A crônica que publiquei há quinze dias, neste jornal, foi tema de conversa em certo ambiente da boemia cearense. Certamente o assunto não teria vindo à baila se eu não estivesse presente, pois dissertar sobre sapatos não parece ser coisa comum ao repertório masculino. Entretanto, como eu tinha feito uma aparição surpresa no tal barzinho, os amigos fizeram essa homenagem, de comentar a crônica e até desenvolvê-la.
“É possível identificar a personalidade de alguém pelo calçado”: era o que me dizia um colega, na hora em que todos atingiam a terceira etapa etílica e se tornavam súbitos sábios. “Sapatilhas românticas não costumam ser usadas por mulheres de estilo vampiresco” – revelou outro – “Essas jamais abandonam o salto-agulha, arma de mil utilidades, que usam, por exemplo, para palitar os dentes no escuro de um toillete, ou para semelhante uso por baixo das longas unhas esmaltadas. Ocasionalmente, os saltos podem transformar-se em punhais, principalmente dentro de uma alcova em que reine o ciúme. Então, dificilmente alguém desconfia do rastro de gotículas... Talvez apenas um velho sapateiro suspire, acostumado a encontrar nas virolas um vestígio de sangue.”
“Mas sandálias havaianas costumam passear por todos os pés em veraneio, sem discriminação”, disse eu. “Porém” – interrompeu um amigo – “apenas os dotados de um perfil malandro ou, para sermos mais sutis, um jeito relaxado, gostam de usá-las todos os dias, a qualquer hora. Nada contra tais usuários! Ao contrário, estes são os da minha simpatia” – continuou ele – “pois demonstram o amor à liberdade e ao conforto.”
“Tênis também passam sensação equivalente” – interferiu alguém. A resposta: “Depende. Conforme o modelo ou o estilo, podem ter a suavidade de um chinelo ou pesar como cimento sobre esquis...” Naquela altura, aproveitei para comentar que sapatos de escritório me parecem sempre antipáticos, com suas pontas agudas, um jeito de jacaré. Ficam ali, em cores neutras e sóbrias, incapazes de tamborilar distraídos: é que, por dentro, trazem dedos tensos, esmagados entre a palmilha e o cadarço.
Ninguém escutou aquelas considerações finais.

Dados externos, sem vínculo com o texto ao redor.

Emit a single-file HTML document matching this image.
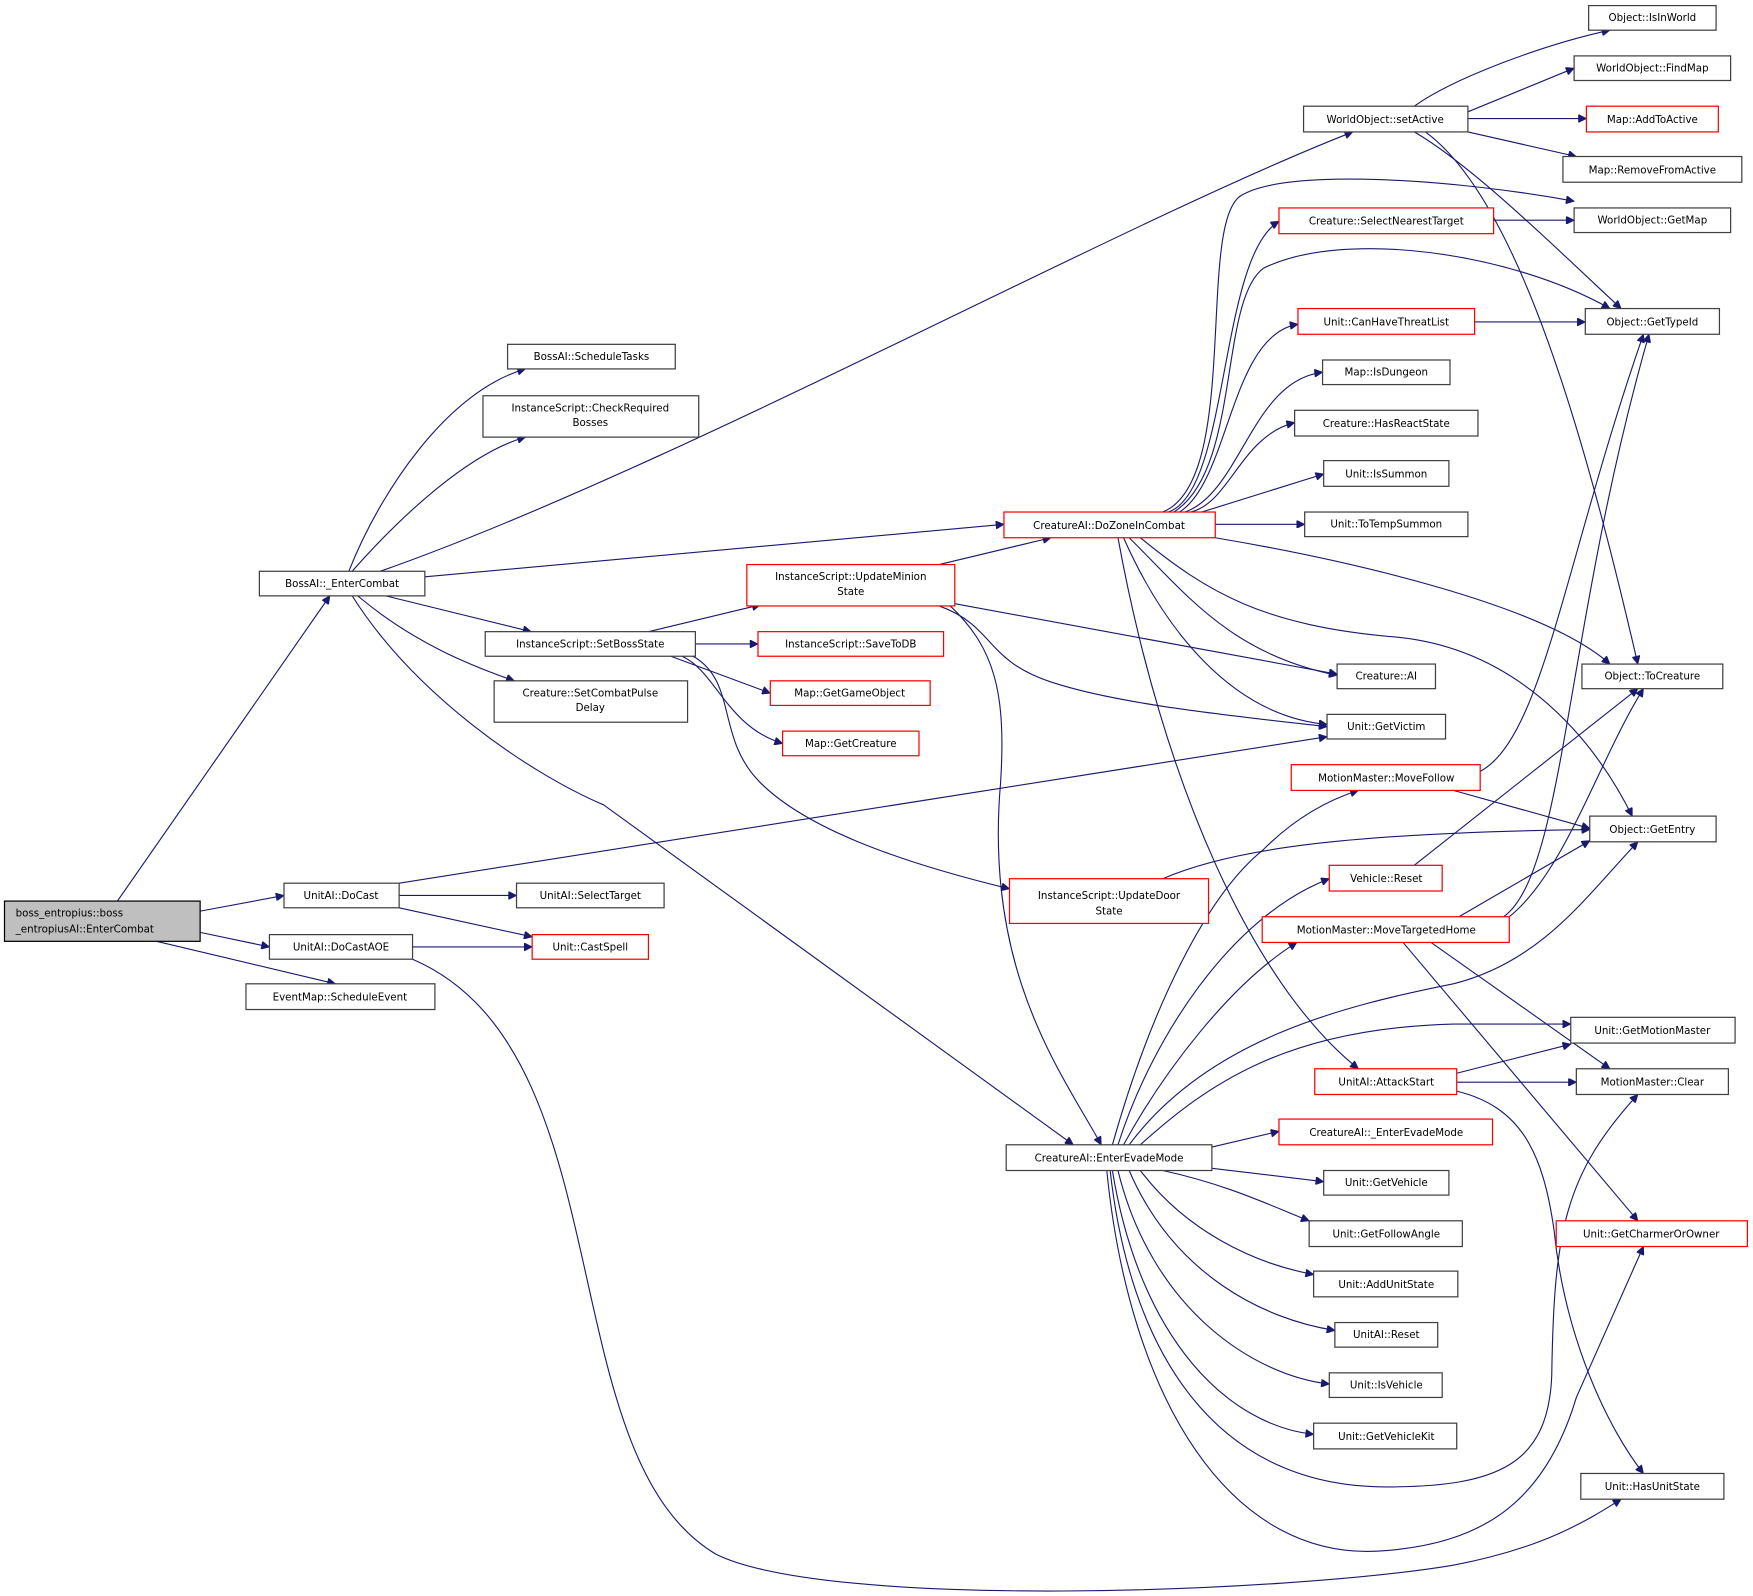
<!DOCTYPE html>
<html><head><meta charset="utf-8"><style>
html,body{margin:0;padding:0;background:#fff;}
svg{display:block;}
text{font-family:"DejaVu Sans","Liberation Sans",sans-serif;font-size:9.2px;fill:#000;}
.n{fill:#fff;stroke:#404040;stroke-width:1.1;}
.r{fill:#fff;stroke:#ff0000;stroke-width:1.1;}
.e{fill:none;stroke:#191970;stroke-width:1;}
</style></head><body>
<svg width="1753" height="1596" viewBox="0 0 1568 1427.6" xmlns="http://www.w3.org/2000/svg">
<defs><marker id="a" viewBox="0 0 10 10" refX="10" refY="5" markerWidth="10" markerHeight="7" markerUnits="userSpaceOnUse" orient="auto"><path d="M0,0 L10,5 L0,10 z" fill="#191970" stroke="#191970"/></marker></defs>
<g class="e" marker-end="url(#a)">
<path d="M105,806 L295,533"/>
<path d="M179,815 L254,801"/>
<path d="M179,834 L241,847"/>
<path d="M140,842 L300,880"/>
<path d="M312,511 C340,440 400,350 470,330"/>
<path d="M315,511 C360,460 420,405 470,391"/>
<path d="M340,511 C600,420 1000,200 1210,118"/>
<path d="M380,516 L898,469"/>
<path d="M345,533 L475,565"/>
<path d="M320,533 C370,575 420,595 460,609"/>
<path d="M315,533 C370,620 470,690 540,720 L960,1024"/>
<path d="M357,790 L1187,659"/>
<path d="M357,801 L462,801"/>
<path d="M357,812 L476,838"/>
<path d="M369,847 L476,847"/>
<path d="M369,858 C560,940 490,1300 640,1390 C740,1440 1150,1425 1300,1400 C1380,1385 1420,1360 1450,1341"/>
<path d="M580,565 L680,541"/>
<path d="M622,576 L678,576"/>
<path d="M600,587 L689,620"/>
<path d="M610,587 C640,600 650,650 700,665"/>
<path d="M620,587 C660,610 640,660 680,700 C720,740 800,770 903,795"/>
<path d="M840,505 L940,481"/>
<path d="M854,540 L1196,603"/>
<path d="M840,542 C890,560 880,590 940,610 C1000,630 1100,640 1187,650"/>
<path d="M850,542 C890,580 900,620 895,700 C880,870 950,960 985,1024"/>
<path d="M1040,786 C1100,760 1200,745 1422,742"/>
<path d="M1045,458 C1100,440 1090,230 1144,198"/>
<path d="M1040,458 C1110,430 1070,200 1110,175 C1150,150 1300,160 1408,180"/>
<path d="M1050,458 C1110,420 1090,270 1130,240 C1200,205 1350,225 1440,276"/>
<path d="M1055,458 C1100,430 1100,300 1161,290"/>
<path d="M1060,458 C1110,440 1120,340 1183,333"/>
<path d="M1065,458 C1100,450 1110,390 1158,378"/>
<path d="M1075,458 L1184,424"/>
<path d="M1087,469 L1167,469"/>
<path d="M1087,481 C1200,500 1380,540 1440,594"/>
<path d="M1020,481 C1080,530 1130,560 1250,570 C1350,580 1420,650 1460,730"/>
<path d="M1010,481 C1060,530 1100,585 1196,604"/>
<path d="M1005,481 C1040,560 1100,640 1187,648"/>
<path d="M1000,481 C1040,700 1120,880 1215,956"/>
<path d="M1265,95 C1300,70 1380,40 1440,27"/>
<path d="M1313,100 L1408,61"/>
<path d="M1313,106 L1419,106"/>
<path d="M1313,118 L1410,140"/>
<path d="M1265,118 C1320,150 1400,230 1450,276"/>
<path d="M1275,118 C1360,180 1420,400 1465,594"/>
<path d="M1336,197 L1408,197"/>
<path d="M1319,288 L1418,288"/>
<path d="M1324,690 C1380,660 1400,500 1470,299"/>
<path d="M1300,707 L1422,741"/>
<path d="M1265,774 L1465,616"/>
<path d="M1305,820 L1422,752"/>
<path d="M1345,820 C1400,780 1400,560 1475,299"/>
<path d="M1350,820 C1400,780 1430,680 1470,616"/>
<path d="M1280,843 L1440,956"/>
<path d="M1255,843 L1465,1092"/>
<path d="M1303,960 L1405,934"/>
<path d="M1303,968 L1410,968"/>
<path d="M1303,976 C1360,990 1380,1030 1390,1100 C1400,1200 1440,1280 1470,1318"/>
<path d="M995,1024 C1030,900 1080,800 1130,760 C1160,730 1190,715 1215,707"/>
<path d="M1000,1024 C1030,930 1100,820 1189,786"/>
<path d="M1005,1024 C1040,960 1100,880 1160,843"/>
<path d="M1010,1024 C1080,930 1200,900 1300,880 C1380,860 1420,800 1465,753"/>
<path d="M1020,1024 C1080,970 1150,920 1300,916 L1405,916"/>
<path d="M1084,1026 L1144,1012"/>
<path d="M1084,1045 L1184,1057"/>
<path d="M1040,1047 C1100,1060 1140,1080 1171,1092"/>
<path d="M1020,1047 C1060,1100 1120,1130 1175,1140"/>
<path d="M1010,1047 C1050,1140 1130,1180 1194,1190"/>
<path d="M1000,1047 C1030,1170 1120,1230 1189,1238"/>
<path d="M995,1047 C1020,1200 1100,1275 1175,1283"/>
<path d="M993,1047 C1010,1200 1080,1330 1240,1330 C1340,1330 1385,1310 1388,1230 C1390,1100 1400,1050 1465,979"/>
<path d="M990,1047 C1010,1250 1100,1400 1240,1387 C1320,1380 1380,1350 1410,1250 L1470,1115"/>
</g>
<g>
<rect x="4" y="806" width="175" height="36" fill="#bfbfbf" stroke="#000" stroke-width="1.1"/>
<text x="14" y="820">boss_entropius::boss</text><text x="14" y="834">_entropiusAI::EnterCombat</text>
</g>
<g text-anchor="middle">
<rect class="n" x="232" y="511" width="148" height="22"/><text x="306" y="525">BossAI::_EnterCombat</text>
<rect class="n" x="254" y="790" width="103" height="22"/><text x="305" y="804">UnitAI::DoCast</text>
<rect class="n" x="241" y="836" width="128" height="22"/><text x="305" y="850">UnitAI::DoCastAOE</text>
<rect class="n" x="220" y="880" width="169" height="23"/><text x="304" y="895">EventMap::ScheduleEvent</text>
<rect class="n" x="454" y="308" width="150" height="22"/><text x="529" y="322">BossAI::ScheduleTasks</text>
<rect class="n" x="432" y="354" width="193" height="37"/><text x="528" y="368">InstanceScript::CheckRequired</text><text x="528" y="381">Bosses</text>
<rect class="n" x="434" y="565" width="188" height="22"/><text x="528" y="579">InstanceScript::SetBossState</text>
<rect class="n" x="442" y="609" width="173" height="37"/><text x="528" y="623">Creature::SetCombatPulse</text><text x="528" y="636">Delay</text>
<rect class="n" x="462" y="790" width="132" height="22"/><text x="528" y="804">UnitAI::SelectTarget</text>
<rect class="r" x="476" y="836" width="104" height="22"/><text x="528" y="850">Unit::CastSpell</text>
<rect class="r" x="668" y="505" width="186" height="37"/><text x="761" y="519">InstanceScript::UpdateMinion</text><text x="761" y="532">State</text>
<rect class="r" x="678" y="565" width="166" height="22"/><text x="761" y="579">InstanceScript::SaveToDB</text>
<rect class="r" x="689" y="609" width="143" height="22"/><text x="760" y="623">Map::GetGameObject</text>
<rect class="r" x="700" y="654" width="122" height="22"/><text x="761" y="668">Map::GetCreature</text>
<rect class="r" x="903" y="786" width="178" height="40"/><text x="992" y="804">InstanceScript::UpdateDoor</text><text x="992" y="818">State</text>
<rect class="r" x="898" y="458" width="189" height="23"/><text x="992" y="473">CreatureAI::DoZoneInCombat</text>
<rect class="n" x="900" y="1024" width="184" height="23"/><text x="992" y="1039">CreatureAI::EnterEvadeMode</text>
<rect class="n" x="1166" y="95" width="147" height="23"/><text x="1239" y="110">WorldObject::setActive</text>
<rect class="r" x="1144" y="186" width="192" height="23"/><text x="1240" y="201">Creature::SelectNearestTarget</text>
<rect class="r" x="1161" y="276" width="158" height="23"/><text x="1240" y="291">Unit::CanHaveThreatList</text>
<rect class="n" x="1183" y="322" width="114" height="22"/><text x="1240" y="336">Map::IsDungeon</text>
<rect class="n" x="1158" y="367" width="164" height="23"/><text x="1240" y="382">Creature::HasReactState</text>
<rect class="n" x="1184" y="412" width="112" height="23"/><text x="1240" y="427">Unit::IsSummon</text>
<rect class="n" x="1167" y="458" width="146" height="22"/><text x="1240" y="472">Unit::ToTempSummon</text>
<rect class="n" x="1196" y="594" width="88" height="22"/><text x="1240" y="608">Creature::AI</text>
<rect class="n" x="1187" y="639" width="106" height="22"/><text x="1240" y="653">Unit::GetVictim</text>
<rect class="r" x="1155" y="684" width="169" height="23"/><text x="1240" y="699">MotionMaster::MoveFollow</text>
<rect class="r" x="1189" y="774" width="101" height="23"/><text x="1240" y="789">Vehicle::Reset</text>
<rect class="r" x="1129" y="820" width="221" height="23"/><text x="1240" y="835">MotionMaster::MoveTargetedHome</text>
<rect class="r" x="1176" y="956" width="127" height="23"/><text x="1240" y="971">UnitAI::AttackStart</text>
<rect class="r" x="1144" y="1001" width="191" height="23"/><text x="1240" y="1016">CreatureAI::_EnterEvadeMode</text>
<rect class="n" x="1184" y="1047" width="112" height="22"/><text x="1240" y="1061">Unit::GetVehicle</text>
<rect class="n" x="1171" y="1092" width="137" height="23"/><text x="1240" y="1107">Unit::GetFollowAngle</text>
<rect class="n" x="1175" y="1137" width="129" height="23"/><text x="1240" y="1152">Unit::AddUnitState</text>
<rect class="n" x="1194" y="1183" width="92" height="22"/><text x="1240" y="1197">UnitAI::Reset</text>
<rect class="n" x="1189" y="1228" width="101" height="22"/><text x="1240" y="1242">Unit::IsVehicle</text>
<rect class="n" x="1175" y="1273" width="128" height="23"/><text x="1240" y="1288">Unit::GetVehicleKit</text>
<rect class="n" x="1421" y="5" width="114" height="22"/><text x="1478" y="19">Object::IsInWorld</text>
<rect class="n" x="1408" y="50" width="140" height="22"/><text x="1478" y="64">WorldObject::FindMap</text>
<rect class="r" x="1419" y="95" width="118" height="23"/><text x="1478" y="110">Map::AddToActive</text>
<rect class="n" x="1398" y="140" width="160" height="23"/><text x="1478" y="155">Map::RemoveFromActive</text>
<rect class="n" x="1408" y="186" width="140" height="22"/><text x="1478" y="200">WorldObject::GetMap</text>
<rect class="n" x="1418" y="276" width="120" height="23"/><text x="1478" y="291">Object::GetTypeId</text>
<rect class="n" x="1415" y="594" width="126" height="22"/><text x="1478" y="608">Object::ToCreature</text>
<rect class="n" x="1422" y="730" width="113" height="23"/><text x="1478" y="745">Object::GetEntry</text>
<rect class="n" x="1405" y="910" width="147" height="23"/><text x="1478" y="925">Unit::GetMotionMaster</text>
<rect class="n" x="1410" y="956" width="136" height="23"/><text x="1478" y="971">MotionMaster::Clear</text>
<rect class="r" x="1392" y="1092" width="171" height="23"/><text x="1477" y="1107">Unit::GetCharmerOrOwner</text>
<rect class="n" x="1414" y="1318" width="128" height="23"/><text x="1478" y="1333">Unit::HasUnitState</text>
</g>
</svg>
</body></html>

Estavam todos em novo assunto, que (admiti) era mais apropriado ao ambiente. Eu tivera cinco minutos de prestígio, lançando o mote de um debate; agora, era a vez dos velhos e queridos temas: literatura, fofoca, piadas.
Só por curiosidade, lancei um olhar para debaixo das mesinhas de plástico. Ali, por entre garrafas vazias, unidas no feitio de buquês de vidro, estavam os pés de todos: pares em diversas posições e tamanhos – mas unânimes, àquela hora, em se despir dos calçados que traziam. Inclusive eu tinha me libertado das sandálias e pisava com displicência sobre elas.